— JOB —
All of the lines below are to be printed again exactly; images are excluded from the output.

— DATA BLOCK —
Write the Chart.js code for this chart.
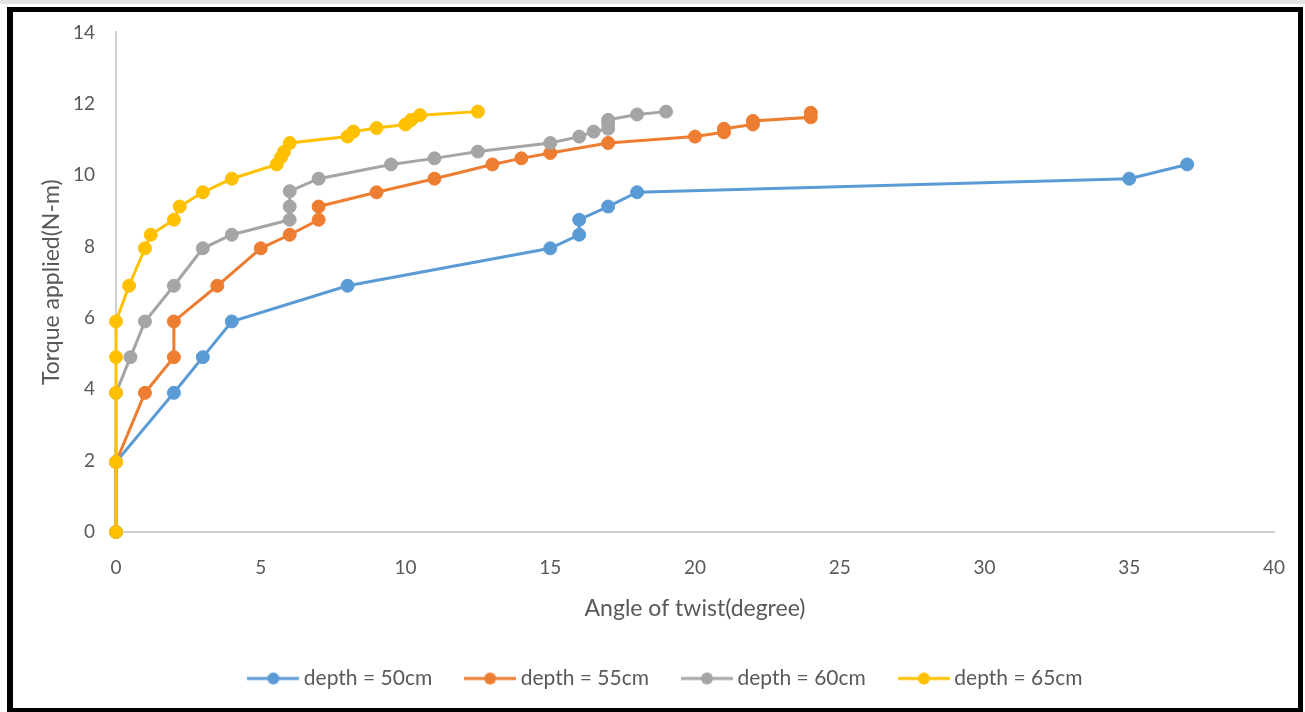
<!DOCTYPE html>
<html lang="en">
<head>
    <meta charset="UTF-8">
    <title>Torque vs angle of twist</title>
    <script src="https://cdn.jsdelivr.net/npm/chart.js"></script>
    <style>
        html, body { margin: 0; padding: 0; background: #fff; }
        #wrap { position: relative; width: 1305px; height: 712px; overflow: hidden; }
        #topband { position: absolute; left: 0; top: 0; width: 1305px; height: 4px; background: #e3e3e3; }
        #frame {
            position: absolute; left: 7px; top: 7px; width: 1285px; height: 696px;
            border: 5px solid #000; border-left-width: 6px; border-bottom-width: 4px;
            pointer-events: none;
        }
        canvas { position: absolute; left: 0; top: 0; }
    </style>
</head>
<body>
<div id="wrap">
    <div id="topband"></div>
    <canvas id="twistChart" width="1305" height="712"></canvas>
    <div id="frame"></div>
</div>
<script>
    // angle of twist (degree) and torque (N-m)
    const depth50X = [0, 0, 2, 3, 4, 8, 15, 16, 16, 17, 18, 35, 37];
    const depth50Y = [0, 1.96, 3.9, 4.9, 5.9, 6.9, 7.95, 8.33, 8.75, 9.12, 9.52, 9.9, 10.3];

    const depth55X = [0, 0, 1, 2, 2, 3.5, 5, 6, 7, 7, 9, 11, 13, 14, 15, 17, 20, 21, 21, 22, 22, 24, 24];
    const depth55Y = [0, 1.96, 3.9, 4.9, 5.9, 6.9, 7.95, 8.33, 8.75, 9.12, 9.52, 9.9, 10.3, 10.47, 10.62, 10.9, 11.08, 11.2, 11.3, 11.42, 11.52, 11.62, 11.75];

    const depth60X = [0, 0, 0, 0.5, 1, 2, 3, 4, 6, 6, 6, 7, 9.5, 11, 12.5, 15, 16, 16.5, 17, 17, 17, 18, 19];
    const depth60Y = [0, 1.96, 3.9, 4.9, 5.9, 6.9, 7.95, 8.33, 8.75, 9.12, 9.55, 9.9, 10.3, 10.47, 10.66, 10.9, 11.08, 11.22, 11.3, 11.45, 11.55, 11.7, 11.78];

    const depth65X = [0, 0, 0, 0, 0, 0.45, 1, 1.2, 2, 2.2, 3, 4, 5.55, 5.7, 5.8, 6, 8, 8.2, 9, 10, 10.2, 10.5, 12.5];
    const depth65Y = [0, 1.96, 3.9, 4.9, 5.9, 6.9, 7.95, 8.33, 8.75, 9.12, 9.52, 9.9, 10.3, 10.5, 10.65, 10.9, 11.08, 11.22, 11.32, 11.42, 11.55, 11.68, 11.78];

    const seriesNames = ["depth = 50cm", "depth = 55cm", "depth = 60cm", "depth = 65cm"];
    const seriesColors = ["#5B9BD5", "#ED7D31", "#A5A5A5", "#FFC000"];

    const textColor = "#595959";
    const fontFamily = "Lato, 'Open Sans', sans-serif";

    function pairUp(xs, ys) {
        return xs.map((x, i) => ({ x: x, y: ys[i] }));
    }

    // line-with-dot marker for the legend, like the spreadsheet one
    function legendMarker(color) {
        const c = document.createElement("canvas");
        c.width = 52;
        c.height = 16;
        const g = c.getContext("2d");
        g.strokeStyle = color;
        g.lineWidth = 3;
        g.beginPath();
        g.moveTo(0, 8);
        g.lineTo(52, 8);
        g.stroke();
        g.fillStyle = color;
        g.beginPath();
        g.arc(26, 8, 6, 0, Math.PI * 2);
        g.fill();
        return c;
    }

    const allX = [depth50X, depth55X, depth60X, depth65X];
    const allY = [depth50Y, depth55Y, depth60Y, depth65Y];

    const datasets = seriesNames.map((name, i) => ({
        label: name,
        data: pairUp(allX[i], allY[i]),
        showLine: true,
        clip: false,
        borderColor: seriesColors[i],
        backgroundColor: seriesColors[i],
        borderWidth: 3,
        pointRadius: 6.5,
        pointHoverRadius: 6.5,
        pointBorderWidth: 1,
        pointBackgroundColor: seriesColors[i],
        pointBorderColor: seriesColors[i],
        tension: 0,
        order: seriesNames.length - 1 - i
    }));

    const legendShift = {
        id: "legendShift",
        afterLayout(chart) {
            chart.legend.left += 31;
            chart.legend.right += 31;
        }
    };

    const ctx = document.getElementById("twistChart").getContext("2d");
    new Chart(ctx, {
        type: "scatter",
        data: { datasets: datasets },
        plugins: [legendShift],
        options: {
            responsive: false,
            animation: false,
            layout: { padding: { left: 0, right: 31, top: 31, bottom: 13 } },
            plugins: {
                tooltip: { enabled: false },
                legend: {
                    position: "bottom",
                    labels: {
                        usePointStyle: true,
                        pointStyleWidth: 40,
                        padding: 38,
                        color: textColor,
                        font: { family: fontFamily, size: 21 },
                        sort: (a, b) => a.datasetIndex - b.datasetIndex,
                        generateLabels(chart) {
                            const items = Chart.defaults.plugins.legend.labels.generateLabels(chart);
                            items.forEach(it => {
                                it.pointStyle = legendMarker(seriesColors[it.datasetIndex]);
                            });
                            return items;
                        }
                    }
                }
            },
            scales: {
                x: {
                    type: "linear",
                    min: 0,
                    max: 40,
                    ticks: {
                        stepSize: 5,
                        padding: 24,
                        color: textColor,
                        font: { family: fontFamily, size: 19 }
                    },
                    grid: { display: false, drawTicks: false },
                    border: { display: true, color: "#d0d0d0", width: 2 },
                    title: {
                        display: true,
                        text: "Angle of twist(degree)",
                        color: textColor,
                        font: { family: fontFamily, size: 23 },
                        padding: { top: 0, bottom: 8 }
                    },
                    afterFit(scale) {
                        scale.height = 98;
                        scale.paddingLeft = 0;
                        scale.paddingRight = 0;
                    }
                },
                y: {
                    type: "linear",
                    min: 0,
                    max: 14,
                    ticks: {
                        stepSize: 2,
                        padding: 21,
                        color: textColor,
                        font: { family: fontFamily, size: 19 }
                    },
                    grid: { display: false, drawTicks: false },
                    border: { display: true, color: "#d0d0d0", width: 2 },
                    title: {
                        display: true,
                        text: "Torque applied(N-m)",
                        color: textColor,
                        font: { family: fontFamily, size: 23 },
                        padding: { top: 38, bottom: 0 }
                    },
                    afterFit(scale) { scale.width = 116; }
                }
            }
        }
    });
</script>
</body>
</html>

— ANSWER TO THIS TASK —
Write the Chart.js code for this chart.
<!DOCTYPE html>
<html lang="en">
<head>
    <meta charset="UTF-8">
    <title>Torque vs angle of twist</title>
    <script src="https://cdn.jsdelivr.net/npm/chart.js"></script>
    <style>
        html, body { margin: 0; padding: 0; background: #fff; }
        #wrap { position: relative; width: 1305px; height: 712px; overflow: hidden; }
        #topband { position: absolute; left: 0; top: 0; width: 1305px; height: 4px; background: #e3e3e3; }
        #frame {
            position: absolute; left: 7px; top: 7px; width: 1285px; height: 696px;
            border: 5px solid #000; border-left-width: 6px; border-bottom-width: 4px;
            pointer-events: none;
        }
        canvas { position: absolute; left: 0; top: 0; }
    </style>
</head>
<body>
<div id="wrap">
    <div id="topband"></div>
    <canvas id="twistChart" width="1305" height="712"></canvas>
    <div id="frame"></div>
</div>
<script>
    // angle of twist (degree) and torque (N-m)
    const depth50X = [0, 0, 2, 3, 4, 8, 15, 16, 16, 17, 18, 35, 37];
    const depth50Y = [0, 1.96, 3.9, 4.9, 5.9, 6.9, 7.95, 8.33, 8.75, 9.12, 9.52, 9.9, 10.3];

    const depth55X = [0, 0, 1, 2, 2, 3.5, 5, 6, 7, 7, 9, 11, 13, 14, 15, 17, 20, 21, 21, 22, 22, 24, 24];
    const depth55Y = [0, 1.96, 3.9, 4.9, 5.9, 6.9, 7.95, 8.33, 8.75, 9.12, 9.52, 9.9, 10.3, 10.47, 10.62, 10.9, 11.08, 11.2, 11.3, 11.42, 11.52, 11.62, 11.75];

    const depth60X = [0, 0, 0, 0.5, 1, 2, 3, 4, 6, 6, 6, 7, 9.5, 11, 12.5, 15, 16, 16.5, 17, 17, 17, 18, 19];
    const depth60Y = [0, 1.96, 3.9, 4.9, 5.9, 6.9, 7.95, 8.33, 8.75, 9.12, 9.55, 9.9, 10.3, 10.47, 10.66, 10.9, 11.08, 11.22, 11.3, 11.45, 11.55, 11.7, 11.78];

    const depth65X = [0, 0, 0, 0, 0, 0.45, 1, 1.2, 2, 2.2, 3, 4, 5.55, 5.7, 5.8, 6, 8, 8.2, 9, 10, 10.2, 10.5, 12.5];
    const depth65Y = [0, 1.96, 3.9, 4.9, 5.9, 6.9, 7.95, 8.33, 8.75, 9.12, 9.52, 9.9, 10.3, 10.5, 10.65, 10.9, 11.08, 11.22, 11.32, 11.42, 11.55, 11.68, 11.78];

    const seriesNames = ["depth = 50cm", "depth = 55cm", "depth = 60cm", "depth = 65cm"];
    const seriesColors = ["#5B9BD5", "#ED7D31", "#A5A5A5", "#FFC000"];

    const textColor = "#595959";
    const fontFamily = "Lato, 'Open Sans', sans-serif";

    function pairUp(xs, ys) {
        return xs.map((x, i) => ({ x: x, y: ys[i] }));
    }

    // line-with-dot marker for the legend, like the spreadsheet one
    function legendMarker(color) {
        const c = document.createElement("canvas");
        c.width = 52;
        c.height = 16;
        const g = c.getContext("2d");
        g.strokeStyle = color;
        g.lineWidth = 3;
        g.beginPath();
        g.moveTo(0, 8);
        g.lineTo(52, 8);
        g.stroke();
        g.fillStyle = color;
        g.beginPath();
        g.arc(26, 8, 6, 0, Math.PI * 2);
        g.fill();
        return c;
    }

    const allX = [depth50X, depth55X, depth60X, depth65X];
    const allY = [depth50Y, depth55Y, depth60Y, depth65Y];

    const datasets = seriesNames.map((name, i) => ({
        label: name,
        data: pairUp(allX[i], allY[i]),
        showLine: true,
        clip: false,
        borderColor: seriesColors[i],
        backgroundColor: seriesColors[i],
        borderWidth: 3,
        pointRadius: 6.5,
        pointHoverRadius: 6.5,
        pointBorderWidth: 1,
        pointBackgroundColor: seriesColors[i],
        pointBorderColor: seriesColors[i],
        tension: 0,
        order: seriesNames.length - 1 - i
    }));

    const legendShift = {
        id: "legendShift",
        afterLayout(chart) {
            chart.legend.left += 31;
            chart.legend.right += 31;
        }
    };

    const ctx = document.getElementById("twistChart").getContext("2d");
    new Chart(ctx, {
        type: "scatter",
        data: { datasets: datasets },
        plugins: [legendShift],
        options: {
            responsive: false,
            animation: false,
            layout: { padding: { left: 0, right: 31, top: 31, bottom: 13 } },
            plugins: {
                tooltip: { enabled: false },
                legend: {
                    position: "bottom",
                    labels: {
                        usePointStyle: true,
                        pointStyleWidth: 40,
                        padding: 38,
                        color: textColor,
                        font: { family: fontFamily, size: 21 },
                        sort: (a, b) => a.datasetIndex - b.datasetIndex,
                        generateLabels(chart) {
                            const items = Chart.defaults.plugins.legend.labels.generateLabels(chart);
                            items.forEach(it => {
                                it.pointStyle = legendMarker(seriesColors[it.datasetIndex]);
                            });
                            return items;
                        }
                    }
                }
            },
            scales: {
                x: {
                    type: "linear",
                    min: 0,
                    max: 40,
                    ticks: {
                        stepSize: 5,
                        padding: 24,
                        color: textColor,
                        font: { family: fontFamily, size: 19 }
                    },
                    grid: { display: false, drawTicks: false },
                    border: { display: true, color: "#d0d0d0", width: 2 },
                    title: {
                        display: true,
                        text: "Angle of twist(degree)",
                        color: textColor,
                        font: { family: fontFamily, size: 23 },
                        padding: { top: 0, bottom: 8 }
                    },
                    afterFit(scale) {
                        scale.height = 98;
                        scale.paddingLeft = 0;
                        scale.paddingRight = 0;
                    }
                },
                y: {
                    type: "linear",
                    min: 0,
                    max: 14,
                    ticks: {
                        stepSize: 2,
                        padding: 21,
                        color: textColor,
                        font: { family: fontFamily, size: 19 }
                    },
                    grid: { display: false, drawTicks: false },
                    border: { display: true, color: "#d0d0d0", width: 2 },
                    title: {
                        display: true,
                        text: "Torque applied(N-m)",
                        color: textColor,
                        font: { family: fontFamily, size: 23 },
                        padding: { top: 38, bottom: 0 }
                    },
                    afterFit(scale) { scale.width = 116; }
                }
            }
        }
    });
</script>
</body>
</html>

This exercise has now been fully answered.